Par ailleurs, comme nous l'avons mentionné à
l'introduction du mémoire, pour 77 % d'économistes issus des plus
prestigieuses universités américaines (en 2005),
l'économie est considérée comme la science sociale la plus
scientifique. De plus, le rapprochement de l'économie et la finance ces
dernières décennies a aboutit à une financiarisation de
l'économie ou du marché pour de nombreux auteurs (Maillard, 2011;
Lacroix et Marchildon, 2013; Piketty, 2013; Servan-Schreiber, 2014; Geithner,
2014; Fourcade et al., 2014; Pauchant et Franco, 2014; Naim, 2015; Zingales,
2015; Cecchetti et Kharroubi, 2015; Taylor, 2015). Sur le plan
académique, cela signifie que l'économie se réfère
plus à la finance qu'à d'autres sciences sociales telles que la
sociologie ou la science politique (Fourcade et al., 2014). Sur le plan de la
gouvernance, ce rapprochement de la finance et l'économie a
sculpté un système de gouvernance économique où le
secteur financier tient une place prépondérante et dépasse
la croissance économique réelle (Pauchant et Franco, 2014;
Cecchetti et Kharroubi, 2015).
Cette institutionnalisation de la finance en tant que pouvoir
central et intellectuel de l'économie découle en partie de la
base d'enseignement de la finance dans les établissements
supérieurs des affaires depuis la deuxième moitié du XXe
siècle (Fourcade et al., 2014).
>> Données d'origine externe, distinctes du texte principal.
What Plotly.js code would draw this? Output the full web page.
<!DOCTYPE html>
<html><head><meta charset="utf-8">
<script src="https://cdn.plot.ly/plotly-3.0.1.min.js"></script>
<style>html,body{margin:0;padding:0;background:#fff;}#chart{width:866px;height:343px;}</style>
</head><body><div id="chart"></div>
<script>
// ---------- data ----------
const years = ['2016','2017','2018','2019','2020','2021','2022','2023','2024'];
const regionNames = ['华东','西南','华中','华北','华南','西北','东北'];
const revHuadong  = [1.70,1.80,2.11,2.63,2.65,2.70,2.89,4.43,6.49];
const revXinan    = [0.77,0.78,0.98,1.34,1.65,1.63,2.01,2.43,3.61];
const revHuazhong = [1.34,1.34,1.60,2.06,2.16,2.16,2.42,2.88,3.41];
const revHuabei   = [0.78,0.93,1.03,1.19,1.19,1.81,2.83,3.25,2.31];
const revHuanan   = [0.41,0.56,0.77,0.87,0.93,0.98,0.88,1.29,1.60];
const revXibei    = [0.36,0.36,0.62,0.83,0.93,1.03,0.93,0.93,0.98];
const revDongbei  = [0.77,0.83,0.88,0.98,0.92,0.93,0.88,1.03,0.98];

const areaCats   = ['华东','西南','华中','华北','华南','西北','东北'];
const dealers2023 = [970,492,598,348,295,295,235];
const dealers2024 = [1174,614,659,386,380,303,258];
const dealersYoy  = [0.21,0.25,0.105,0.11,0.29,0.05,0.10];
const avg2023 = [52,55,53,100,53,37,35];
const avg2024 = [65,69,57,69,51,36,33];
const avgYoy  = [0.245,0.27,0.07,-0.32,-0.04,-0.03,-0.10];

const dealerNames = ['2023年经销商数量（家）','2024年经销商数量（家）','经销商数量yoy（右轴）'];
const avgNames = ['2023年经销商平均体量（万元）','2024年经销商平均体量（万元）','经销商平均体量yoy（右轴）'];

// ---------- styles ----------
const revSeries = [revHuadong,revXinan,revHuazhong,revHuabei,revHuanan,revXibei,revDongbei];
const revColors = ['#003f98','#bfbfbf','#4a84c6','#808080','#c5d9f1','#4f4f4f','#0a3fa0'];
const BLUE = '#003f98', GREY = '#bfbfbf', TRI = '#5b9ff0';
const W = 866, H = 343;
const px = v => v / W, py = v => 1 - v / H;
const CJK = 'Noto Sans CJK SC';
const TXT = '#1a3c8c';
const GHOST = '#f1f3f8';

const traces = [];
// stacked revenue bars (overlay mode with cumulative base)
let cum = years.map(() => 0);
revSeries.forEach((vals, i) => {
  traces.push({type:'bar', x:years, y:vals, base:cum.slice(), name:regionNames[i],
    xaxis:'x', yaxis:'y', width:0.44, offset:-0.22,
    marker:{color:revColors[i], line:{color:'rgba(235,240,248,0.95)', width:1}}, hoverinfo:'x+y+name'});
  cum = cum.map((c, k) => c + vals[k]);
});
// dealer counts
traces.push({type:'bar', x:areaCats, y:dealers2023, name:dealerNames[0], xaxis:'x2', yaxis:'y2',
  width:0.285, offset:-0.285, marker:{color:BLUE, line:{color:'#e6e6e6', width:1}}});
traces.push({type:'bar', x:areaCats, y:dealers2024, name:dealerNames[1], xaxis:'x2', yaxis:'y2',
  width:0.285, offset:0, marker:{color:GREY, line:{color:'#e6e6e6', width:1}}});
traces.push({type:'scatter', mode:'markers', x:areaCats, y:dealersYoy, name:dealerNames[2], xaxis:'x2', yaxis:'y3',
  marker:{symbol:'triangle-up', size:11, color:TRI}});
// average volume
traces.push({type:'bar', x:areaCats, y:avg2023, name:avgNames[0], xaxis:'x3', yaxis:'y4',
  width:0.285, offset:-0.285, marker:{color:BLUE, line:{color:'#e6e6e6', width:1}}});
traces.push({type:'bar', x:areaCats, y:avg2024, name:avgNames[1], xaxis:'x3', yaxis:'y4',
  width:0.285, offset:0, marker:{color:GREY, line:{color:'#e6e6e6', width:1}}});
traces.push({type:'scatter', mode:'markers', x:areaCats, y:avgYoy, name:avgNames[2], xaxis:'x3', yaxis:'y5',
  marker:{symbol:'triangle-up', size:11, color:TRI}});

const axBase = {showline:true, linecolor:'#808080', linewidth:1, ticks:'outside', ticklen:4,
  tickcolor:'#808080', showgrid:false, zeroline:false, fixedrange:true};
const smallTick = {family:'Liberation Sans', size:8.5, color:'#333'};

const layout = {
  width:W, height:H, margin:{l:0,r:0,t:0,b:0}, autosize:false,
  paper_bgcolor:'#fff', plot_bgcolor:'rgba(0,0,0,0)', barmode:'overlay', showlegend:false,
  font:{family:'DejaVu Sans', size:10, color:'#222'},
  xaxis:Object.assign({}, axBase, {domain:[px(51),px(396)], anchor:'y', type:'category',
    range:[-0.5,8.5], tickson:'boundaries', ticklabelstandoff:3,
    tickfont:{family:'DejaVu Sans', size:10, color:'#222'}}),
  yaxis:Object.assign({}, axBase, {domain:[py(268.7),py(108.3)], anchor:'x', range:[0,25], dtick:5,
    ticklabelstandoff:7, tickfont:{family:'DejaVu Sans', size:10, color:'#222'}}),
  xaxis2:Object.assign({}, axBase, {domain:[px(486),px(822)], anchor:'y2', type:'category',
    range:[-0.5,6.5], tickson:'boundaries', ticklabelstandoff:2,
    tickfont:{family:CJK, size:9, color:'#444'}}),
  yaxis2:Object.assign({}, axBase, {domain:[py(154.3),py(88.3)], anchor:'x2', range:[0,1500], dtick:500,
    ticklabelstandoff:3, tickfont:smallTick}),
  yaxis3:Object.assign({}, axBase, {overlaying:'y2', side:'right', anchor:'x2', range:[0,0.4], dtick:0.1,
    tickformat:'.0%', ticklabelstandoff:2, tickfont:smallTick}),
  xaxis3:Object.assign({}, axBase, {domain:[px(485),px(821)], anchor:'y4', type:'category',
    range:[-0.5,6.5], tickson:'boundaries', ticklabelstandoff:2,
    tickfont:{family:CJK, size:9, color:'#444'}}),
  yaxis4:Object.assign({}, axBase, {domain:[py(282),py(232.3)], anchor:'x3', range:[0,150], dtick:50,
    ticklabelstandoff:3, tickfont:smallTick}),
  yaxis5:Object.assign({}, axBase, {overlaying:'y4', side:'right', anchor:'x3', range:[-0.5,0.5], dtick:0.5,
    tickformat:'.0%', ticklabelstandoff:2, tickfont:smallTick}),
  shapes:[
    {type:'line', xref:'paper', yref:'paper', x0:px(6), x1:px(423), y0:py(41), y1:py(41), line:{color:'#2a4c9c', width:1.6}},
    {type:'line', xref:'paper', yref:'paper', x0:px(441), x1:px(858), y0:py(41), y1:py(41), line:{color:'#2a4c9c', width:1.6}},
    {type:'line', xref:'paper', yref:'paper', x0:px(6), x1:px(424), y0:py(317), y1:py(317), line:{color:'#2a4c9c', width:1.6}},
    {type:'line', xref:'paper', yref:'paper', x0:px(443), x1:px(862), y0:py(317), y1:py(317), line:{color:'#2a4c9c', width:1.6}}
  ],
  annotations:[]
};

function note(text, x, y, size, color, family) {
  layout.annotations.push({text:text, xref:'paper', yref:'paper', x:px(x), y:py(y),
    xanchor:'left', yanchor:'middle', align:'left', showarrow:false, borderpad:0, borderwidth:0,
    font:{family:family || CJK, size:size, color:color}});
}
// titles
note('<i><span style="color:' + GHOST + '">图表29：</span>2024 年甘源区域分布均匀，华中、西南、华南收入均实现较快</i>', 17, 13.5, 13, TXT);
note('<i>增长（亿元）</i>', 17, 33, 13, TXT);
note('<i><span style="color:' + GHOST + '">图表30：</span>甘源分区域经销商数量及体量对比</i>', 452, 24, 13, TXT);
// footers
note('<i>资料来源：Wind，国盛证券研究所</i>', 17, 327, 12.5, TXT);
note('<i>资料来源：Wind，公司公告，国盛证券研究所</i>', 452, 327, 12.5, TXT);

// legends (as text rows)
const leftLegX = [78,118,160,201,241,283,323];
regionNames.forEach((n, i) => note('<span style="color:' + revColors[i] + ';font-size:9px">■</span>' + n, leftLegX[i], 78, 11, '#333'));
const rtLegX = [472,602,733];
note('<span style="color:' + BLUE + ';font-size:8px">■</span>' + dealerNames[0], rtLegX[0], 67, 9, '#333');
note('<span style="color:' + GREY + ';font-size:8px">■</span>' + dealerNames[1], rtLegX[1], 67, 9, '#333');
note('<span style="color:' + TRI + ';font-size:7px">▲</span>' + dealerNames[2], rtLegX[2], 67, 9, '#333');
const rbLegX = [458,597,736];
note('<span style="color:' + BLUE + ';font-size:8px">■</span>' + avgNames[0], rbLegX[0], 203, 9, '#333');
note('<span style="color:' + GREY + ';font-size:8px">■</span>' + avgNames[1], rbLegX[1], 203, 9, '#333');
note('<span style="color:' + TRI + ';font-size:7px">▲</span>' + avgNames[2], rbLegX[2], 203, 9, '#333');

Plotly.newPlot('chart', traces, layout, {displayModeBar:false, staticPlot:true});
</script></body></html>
En effet, un sondage datant de 2004 a
révélé que 549 doctorants en économie enseignaient
dans le top 20 des écoles de commerce aux États-Unis,
comparé à 637 doctorants en économie enseignant dans le
top 20 des départements d'économie (Blau, 2006). Dans les
années 1950, seuls 3,2 % des chercheurs en économie enseignaient
les affaires dans les établissements supérieurs, mais depuis les
années 2000, ce chiffre a augmenté à 17,9 %, laissant une
part marginale à la contribution d'économistes issus d'agences
gouvernementales (Fourcade et al, 2014).
Ces facteurs décrits ci-dessus ayant
entraîné la crise financière internationale 2007-2008
révèlent la complexité du système financier
international et l'interdépendance de l'économie et la finance
sur le plan macroéconomique. Nous pouvons également ajouter des
facteurs de type organisationnel ayant favorisé la crise qui
s'appliquent notamment à la gestion interne des banques de par les
individus, la culture de l'entreprise, la structure organisationnelle et la
stratégie (politique de l'entreprise). Ces éléments
clés seront abordés dans la prochaine section de cette revue de
littérature, relative à la gestion de crises.